● What is asked:
Give an exact transcription of every line, dropping the images.

## start Given material

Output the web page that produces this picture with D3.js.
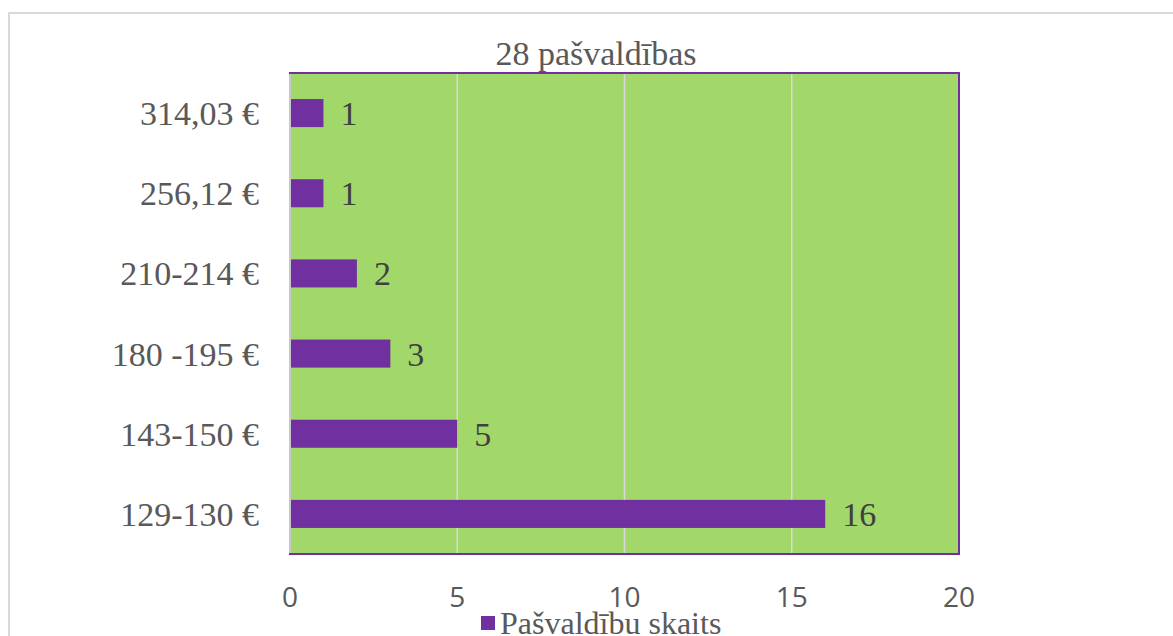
<!DOCTYPE html>
<html>
<head>
<meta charset="utf-8">
<script src="https://cdn.jsdelivr.net/npm/d3@7"></script>
<style>
  body { margin: 0; background: #fff; }
  svg { display: block; }
</style>
</head>
<body>
<div id="chart"></div>
<script>
// chart data
const categories = ["314,03 €", "256,12 €", "210-214 €", "180 -195 €", "143-150 €", "129-130 €"];
const counts = [1, 1, 2, 3, 5, 16];
const xTicks = [0, 5, 10, 15, 20];
const chartTitle = "28 pašvaldības";
const seriesName = "Pašvaldību skaits";

const width = 1173, height = 636;
const plot = {left: 290, right: 959, top: 73, bottom: 554};
const serif = "'Liberation Serif', 'Times New Roman', serif";

let svg = d3.select("#chart")
    .append("svg")
    .attr("width", width)
    .attr("height", height);

// outer frame (cut off on the right and bottom)
svg.append("path")
    .attr("d", `M9,${height} L9,13 L${width},13`)
    .attr("fill", "none")
    .attr("stroke", "#d9d9d9")
    .attr("stroke-width", 2);

let x = d3.scaleLinear()
    .domain([0, 20])
    .range([plot.left, plot.right]);

let y = d3.scaleBand()
    .domain(categories)
    .range([plot.top, plot.bottom])
    .paddingInner(0.65)
    .paddingOuter(0.325);

// plot background
svg.append("rect")
    .attr("x", plot.left)
    .attr("y", plot.top)
    .attr("width", plot.right - plot.left)
    .attr("height", plot.bottom - plot.top)
    .attr("fill", "#a2d76a");

// vertical grid lines
svg.append("g")
    .selectAll("line")
    .data(xTicks.filter(d => d > 0 && d < 20))
    .enter()
    .append("line")
    .attr("x1", d => x(d))
    .attr("x2", d => x(d))
    .attr("y1", plot.top)
    .attr("y2", plot.bottom)
    .attr("stroke", "#d9d9d9")
    .attr("stroke-width", 1.5);

// plot border
svg.append("rect")
    .attr("x", plot.left)
    .attr("y", plot.top)
    .attr("width", plot.right - plot.left)
    .attr("height", plot.bottom - plot.top)
    .attr("fill", "none")
    .attr("stroke", "#7030a0")
    .attr("stroke-width", 2);

// left axis line
svg.append("line")
    .attr("x1", plot.left)
    .attr("x2", plot.left)
    .attr("y1", plot.top + 1)
    .attr("y2", plot.bottom - 1)
    .attr("stroke", "#c8c8c8")
    .attr("stroke-width", 2);

// bars
svg.append("g")
    .selectAll("rect")
    .data(categories)
    .enter()
    .append("rect")
    .attr("x", x(0) + 1)
    .attr("y", d => y(d))
    .attr("width", (d, i) => x(counts[i]) - x(0) - 1)
    .attr("height", y.bandwidth())
    .attr("fill", "#7030a0");

// value labels
svg.append("g")
    .selectAll("text")
    .data(categories)
    .enter()
    .append("text")
    .attr("x", (d, i) => x(counts[i]) + 17)
    .attr("y", d => y(d) + y.bandwidth() / 2 + 12)
    .style("font-family", serif)
    .style("font-size", "34px")
    .attr("fill", "#404040")
    .text((d, i) => counts[i]);

// category labels
svg.append("g")
    .selectAll("text")
    .data(categories)
    .enter()
    .append("text")
    .attr("x", 259)
    .attr("y", d => y(d) + y.bandwidth() / 2 + 12)
    .attr("text-anchor", "end")
    .style("font-family", serif)
    .style("font-size", "34px")
    .attr("fill", "#595959")
    .text(d => d);

// x tick labels
svg.append("g")
    .selectAll("text")
    .data(xTicks)
    .enter()
    .append("text")
    .attr("x", d => x(d))
    .attr("y", 607)
    .attr("text-anchor", "middle")
    .style("font-family", "'Open Sans', 'Liberation Sans', sans-serif")
    .style("font-size", "28px")
    .attr("fill", "#595959")
    .text(d => d);

// title
svg.append("text")
    .attr("x", 596)
    .attr("y", 65)
    .attr("text-anchor", "middle")
    .style("font-family", serif)
    .style("font-size", "34px")
    .attr("fill", "#595959")
    .text(chartTitle);

// legend
svg.append("rect")
    .attr("x", 481)
    .attr("y", 616)
    .attr("width", 14)
    .attr("height", 14)
    .attr("fill", "#7030a0");

svg.append("text")
    .attr("x", 500)
    .attr("y", 634)
    .style("font-family", serif)
    .style("font-size", "32px")
    .attr("fill", "#595959")
    .text(seriesName);
</script>
</body>
</html>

## end Given material

● Solution to the problem:
Output the web page that produces this picture with D3.js.
<!DOCTYPE html>
<html>
<head>
<meta charset="utf-8">
<script src="https://cdn.jsdelivr.net/npm/d3@7"></script>
<style>
  body { margin: 0; background: #fff; }
  svg { display: block; }
</style>
</head>
<body>
<div id="chart"></div>
<script>
// chart data
const categories = ["314,03 €", "256,12 €", "210-214 €", "180 -195 €", "143-150 €", "129-130 €"];
const counts = [1, 1, 2, 3, 5, 16];
const xTicks = [0, 5, 10, 15, 20];
const chartTitle = "28 pašvaldības";
const seriesName = "Pašvaldību skaits";

const width = 1173, height = 636;
const plot = {left: 290, right: 959, top: 73, bottom: 554};
const serif = "'Liberation Serif', 'Times New Roman', serif";

let svg = d3.select("#chart")
    .append("svg")
    .attr("width", width)
    .attr("height", height);

// outer frame (cut off on the right and bottom)
svg.append("path")
    .attr("d", `M9,${height} L9,13 L${width},13`)
    .attr("fill", "none")
    .attr("stroke", "#d9d9d9")
    .attr("stroke-width", 2);

let x = d3.scaleLinear()
    .domain([0, 20])
    .range([plot.left, plot.right]);

let y = d3.scaleBand()
    .domain(categories)
    .range([plot.top, plot.bottom])
    .paddingInner(0.65)
    .paddingOuter(0.325);

// plot background
svg.append("rect")
    .attr("x", plot.left)
    .attr("y", plot.top)
    .attr("width", plot.right - plot.left)
    .attr("height", plot.bottom - plot.top)
    .attr("fill", "#a2d76a");

// vertical grid lines
svg.append("g")
    .selectAll("line")
    .data(xTicks.filter(d => d > 0 && d < 20))
    .enter()
    .append("line")
    .attr("x1", d => x(d))
    .attr("x2", d => x(d))
    .attr("y1", plot.top)
    .attr("y2", plot.bottom)
    .attr("stroke", "#d9d9d9")
    .attr("stroke-width", 1.5);

// plot border
svg.append("rect")
    .attr("x", plot.left)
    .attr("y", plot.top)
    .attr("width", plot.right - plot.left)
    .attr("height", plot.bottom - plot.top)
    .attr("fill", "none")
    .attr("stroke", "#7030a0")
    .attr("stroke-width", 2);

// left axis line
svg.append("line")
    .attr("x1", plot.left)
    .attr("x2", plot.left)
    .attr("y1", plot.top + 1)
    .attr("y2", plot.bottom - 1)
    .attr("stroke", "#c8c8c8")
    .attr("stroke-width", 2);

// bars
svg.append("g")
    .selectAll("rect")
    .data(categories)
    .enter()
    .append("rect")
    .attr("x", x(0) + 1)
    .attr("y", d => y(d))
    .attr("width", (d, i) => x(counts[i]) - x(0) - 1)
    .attr("height", y.bandwidth())
    .attr("fill", "#7030a0");

// value labels
svg.append("g")
    .selectAll("text")
    .data(categories)
    .enter()
    .append("text")
    .attr("x", (d, i) => x(counts[i]) + 17)
    .attr("y", d => y(d) + y.bandwidth() / 2 + 12)
    .style("font-family", serif)
    .style("font-size", "34px")
    .attr("fill", "#404040")
    .text((d, i) => counts[i]);

// category labels
svg.append("g")
    .selectAll("text")
    .data(categories)
    .enter()
    .append("text")
    .attr("x", 259)
    .attr("y", d => y(d) + y.bandwidth() / 2 + 12)
    .attr("text-anchor", "end")
    .style("font-family", serif)
    .style("font-size", "34px")
    .attr("fill", "#595959")
    .text(d => d);

// x tick labels
svg.append("g")
    .selectAll("text")
    .data(xTicks)
    .enter()
    .append("text")
    .attr("x", d => x(d))
    .attr("y", 607)
    .attr("text-anchor", "middle")
    .style("font-family", "'Open Sans', 'Liberation Sans', sans-serif")
    .style("font-size", "28px")
    .attr("fill", "#595959")
    .text(d => d);

// title
svg.append("text")
    .attr("x", 596)
    .attr("y", 65)
    .attr("text-anchor", "middle")
    .style("font-family", serif)
    .style("font-size", "34px")
    .attr("fill", "#595959")
    .text(chartTitle);

// legend
svg.append("rect")
    .attr("x", 481)
    .attr("y", 616)
    .attr("width", 14)
    .attr("height", 14)
    .attr("fill", "#7030a0");

svg.append("text")
    .attr("x", 500)
    .attr("y", 634)
    .style("font-family", serif)
    .style("font-size", "32px")
    .attr("fill", "#595959")
    .text(seriesName);
</script>
</body>
</html>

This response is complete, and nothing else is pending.